## PROBLEM DETAILS
Would you repeat the listing exactly but omit every picture?

***** DATA SEGMENT

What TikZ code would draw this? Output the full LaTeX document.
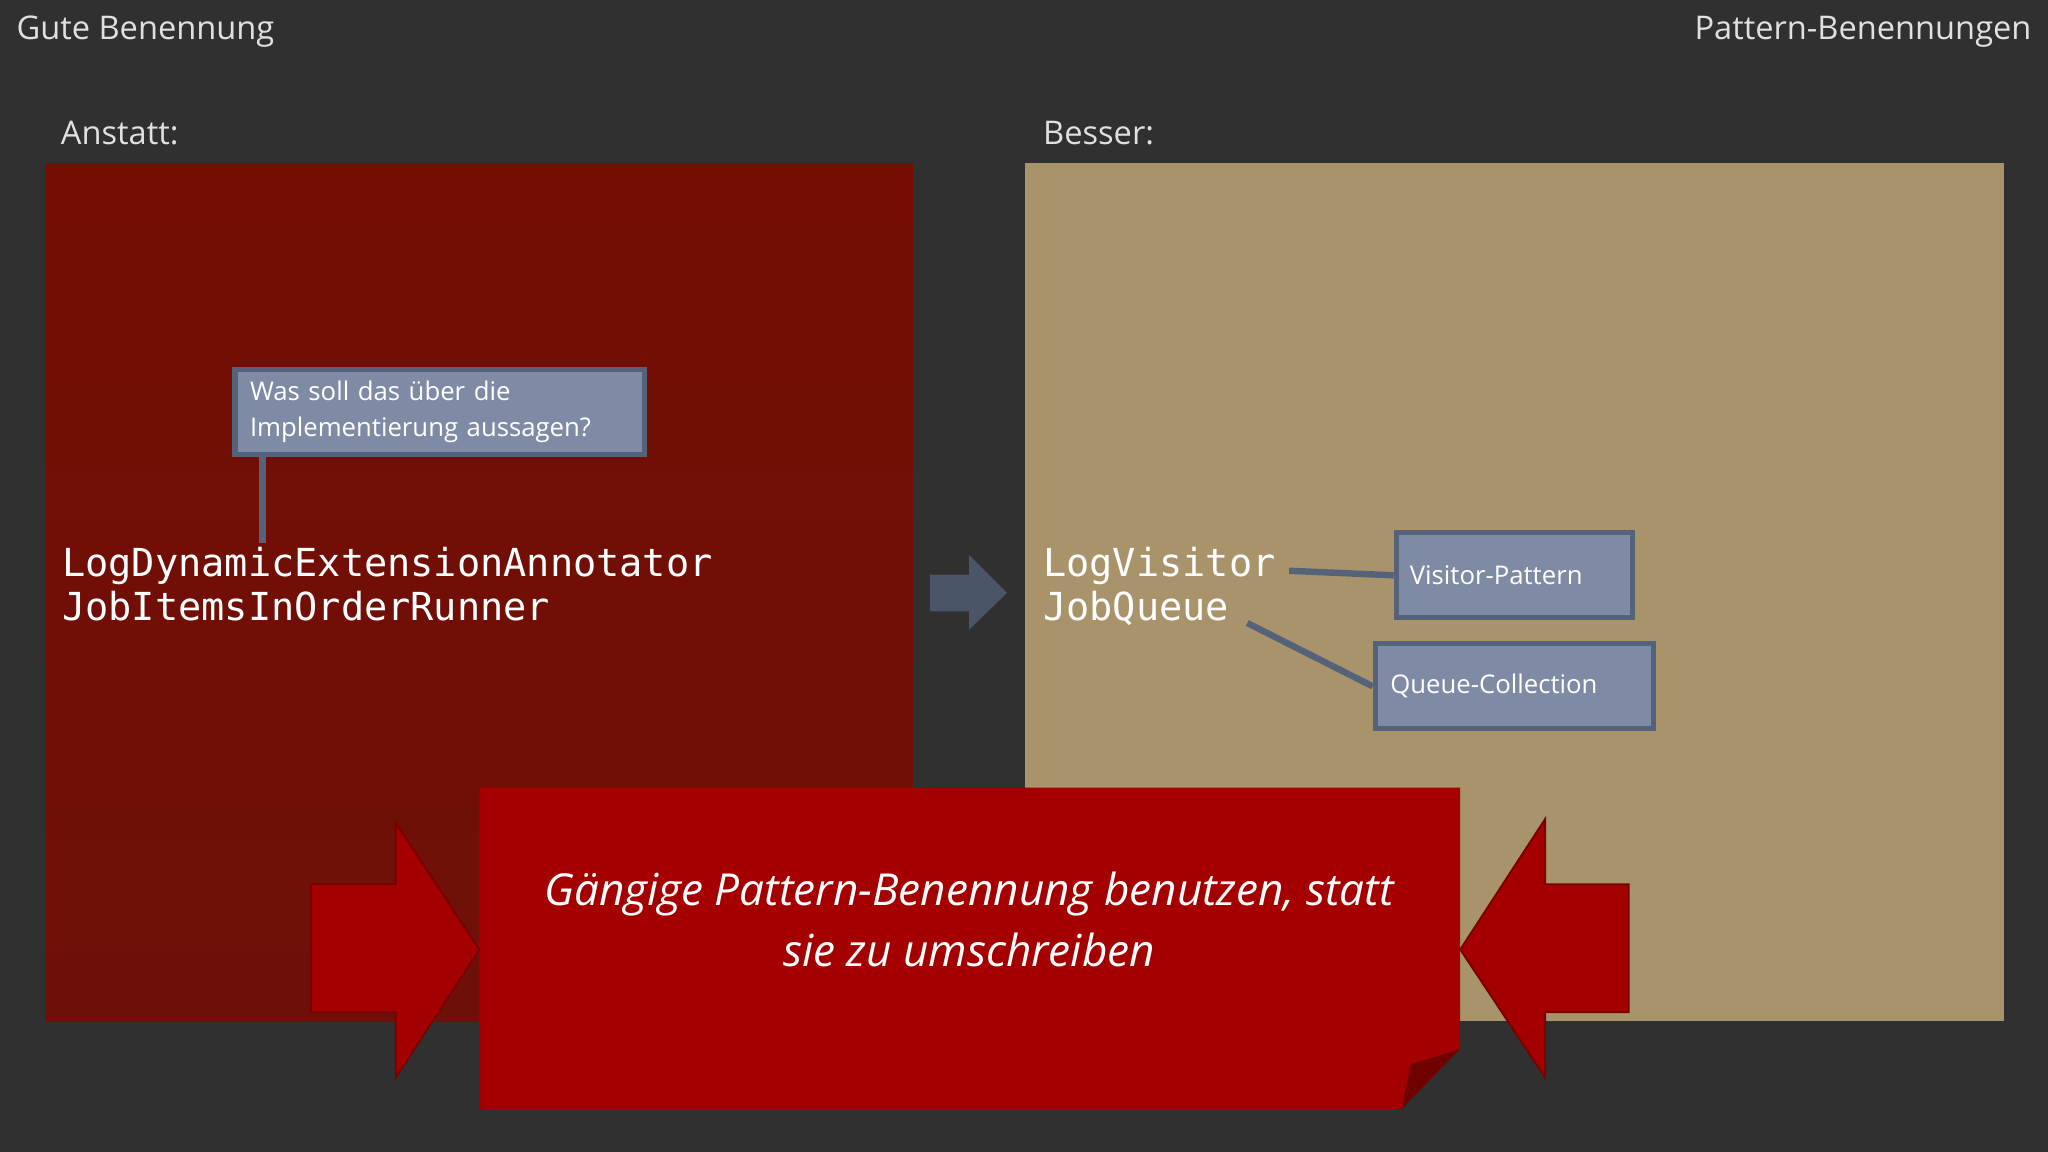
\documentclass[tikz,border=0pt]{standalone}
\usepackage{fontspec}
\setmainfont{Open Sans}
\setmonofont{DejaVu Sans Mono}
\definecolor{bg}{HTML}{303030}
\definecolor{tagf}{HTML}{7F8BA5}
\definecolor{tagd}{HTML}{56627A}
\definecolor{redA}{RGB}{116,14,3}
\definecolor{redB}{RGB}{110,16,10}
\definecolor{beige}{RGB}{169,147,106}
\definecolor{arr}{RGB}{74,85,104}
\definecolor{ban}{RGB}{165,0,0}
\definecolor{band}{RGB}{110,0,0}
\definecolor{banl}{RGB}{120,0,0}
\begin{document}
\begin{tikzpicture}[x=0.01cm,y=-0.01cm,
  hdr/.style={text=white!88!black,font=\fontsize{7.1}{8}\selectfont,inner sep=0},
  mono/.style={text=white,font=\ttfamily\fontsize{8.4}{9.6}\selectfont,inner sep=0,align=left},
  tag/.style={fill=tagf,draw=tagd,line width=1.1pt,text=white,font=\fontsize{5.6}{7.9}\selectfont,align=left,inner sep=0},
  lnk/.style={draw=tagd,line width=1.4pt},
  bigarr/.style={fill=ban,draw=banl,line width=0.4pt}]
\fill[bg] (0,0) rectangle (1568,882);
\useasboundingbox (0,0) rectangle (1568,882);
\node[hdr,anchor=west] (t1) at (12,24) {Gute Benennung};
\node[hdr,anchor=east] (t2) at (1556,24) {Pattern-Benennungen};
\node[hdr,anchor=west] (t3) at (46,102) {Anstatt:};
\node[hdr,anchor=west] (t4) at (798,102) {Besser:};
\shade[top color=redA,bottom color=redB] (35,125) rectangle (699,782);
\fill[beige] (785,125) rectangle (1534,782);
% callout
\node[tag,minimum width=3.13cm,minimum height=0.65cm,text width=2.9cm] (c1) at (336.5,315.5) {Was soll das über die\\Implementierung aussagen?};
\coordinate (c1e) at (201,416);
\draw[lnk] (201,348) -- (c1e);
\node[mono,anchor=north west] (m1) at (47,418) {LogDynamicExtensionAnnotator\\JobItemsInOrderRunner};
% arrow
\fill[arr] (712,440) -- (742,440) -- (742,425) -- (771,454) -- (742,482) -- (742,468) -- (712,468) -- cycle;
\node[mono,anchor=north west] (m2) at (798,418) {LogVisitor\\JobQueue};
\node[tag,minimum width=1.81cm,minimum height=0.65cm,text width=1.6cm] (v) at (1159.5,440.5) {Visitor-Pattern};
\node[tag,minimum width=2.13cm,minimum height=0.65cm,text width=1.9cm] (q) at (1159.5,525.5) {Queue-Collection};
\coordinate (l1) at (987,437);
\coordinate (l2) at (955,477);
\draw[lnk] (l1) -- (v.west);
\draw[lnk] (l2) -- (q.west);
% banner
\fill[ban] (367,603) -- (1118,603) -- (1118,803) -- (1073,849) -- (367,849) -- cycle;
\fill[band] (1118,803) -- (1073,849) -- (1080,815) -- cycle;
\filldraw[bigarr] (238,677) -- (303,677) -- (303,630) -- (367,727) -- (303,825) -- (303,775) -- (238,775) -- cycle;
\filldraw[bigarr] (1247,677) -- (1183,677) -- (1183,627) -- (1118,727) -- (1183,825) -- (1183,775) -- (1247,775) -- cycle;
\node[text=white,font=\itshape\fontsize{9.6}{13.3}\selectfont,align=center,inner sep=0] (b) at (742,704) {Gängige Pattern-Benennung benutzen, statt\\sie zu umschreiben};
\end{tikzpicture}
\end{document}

**********

## WRITTEN RESPONSE
What TikZ code would draw this? Output the full LaTeX document.
\documentclass[tikz,border=0pt]{standalone}
\usepackage{fontspec}
\setmainfont{Open Sans}
\setmonofont{DejaVu Sans Mono}
\definecolor{bg}{HTML}{303030}
\definecolor{tagf}{HTML}{7F8BA5}
\definecolor{tagd}{HTML}{56627A}
\definecolor{redA}{RGB}{116,14,3}
\definecolor{redB}{RGB}{110,16,10}
\definecolor{beige}{RGB}{169,147,106}
\definecolor{arr}{RGB}{74,85,104}
\definecolor{ban}{RGB}{165,0,0}
\definecolor{band}{RGB}{110,0,0}
\definecolor{banl}{RGB}{120,0,0}
\begin{document}
\begin{tikzpicture}[x=0.01cm,y=-0.01cm,
  hdr/.style={text=white!88!black,font=\fontsize{7.1}{8}\selectfont,inner sep=0},
  mono/.style={text=white,font=\ttfamily\fontsize{8.4}{9.6}\selectfont,inner sep=0,align=left},
  tag/.style={fill=tagf,draw=tagd,line width=1.1pt,text=white,font=\fontsize{5.6}{7.9}\selectfont,align=left,inner sep=0},
  lnk/.style={draw=tagd,line width=1.4pt},
  bigarr/.style={fill=ban,draw=banl,line width=0.4pt}]
\fill[bg] (0,0) rectangle (1568,882);
\useasboundingbox (0,0) rectangle (1568,882);
\node[hdr,anchor=west] (t1) at (12,24) {Gute Benennung};
\node[hdr,anchor=east] (t2) at (1556,24) {Pattern-Benennungen};
\node[hdr,anchor=west] (t3) at (46,102) {Anstatt:};
\node[hdr,anchor=west] (t4) at (798,102) {Besser:};
\shade[top color=redA,bottom color=redB] (35,125) rectangle (699,782);
\fill[beige] (785,125) rectangle (1534,782);
% callout
\node[tag,minimum width=3.13cm,minimum height=0.65cm,text width=2.9cm] (c1) at (336.5,315.5) {Was soll das über die\\Implementierung aussagen?};
\coordinate (c1e) at (201,416);
\draw[lnk] (201,348) -- (c1e);
\node[mono,anchor=north west] (m1) at (47,418) {LogDynamicExtensionAnnotator\\JobItemsInOrderRunner};
% arrow
\fill[arr] (712,440) -- (742,440) -- (742,425) -- (771,454) -- (742,482) -- (742,468) -- (712,468) -- cycle;
\node[mono,anchor=north west] (m2) at (798,418) {LogVisitor\\JobQueue};
\node[tag,minimum width=1.81cm,minimum height=0.65cm,text width=1.6cm] (v) at (1159.5,440.5) {Visitor-Pattern};
\node[tag,minimum width=2.13cm,minimum height=0.65cm,text width=1.9cm] (q) at (1159.5,525.5) {Queue-Collection};
\coordinate (l1) at (987,437);
\coordinate (l2) at (955,477);
\draw[lnk] (l1) -- (v.west);
\draw[lnk] (l2) -- (q.west);
% banner
\fill[ban] (367,603) -- (1118,603) -- (1118,803) -- (1073,849) -- (367,849) -- cycle;
\fill[band] (1118,803) -- (1073,849) -- (1080,815) -- cycle;
\filldraw[bigarr] (238,677) -- (303,677) -- (303,630) -- (367,727) -- (303,825) -- (303,775) -- (238,775) -- cycle;
\filldraw[bigarr] (1247,677) -- (1183,677) -- (1183,627) -- (1118,727) -- (1183,825) -- (1183,775) -- (1247,775) -- cycle;
\node[text=white,font=\itshape\fontsize{9.6}{13.3}\selectfont,align=center,inner sep=0] (b) at (742,704) {Gängige Pattern-Benennung benutzen, statt\\sie zu umschreiben};
\end{tikzpicture}
\end{document}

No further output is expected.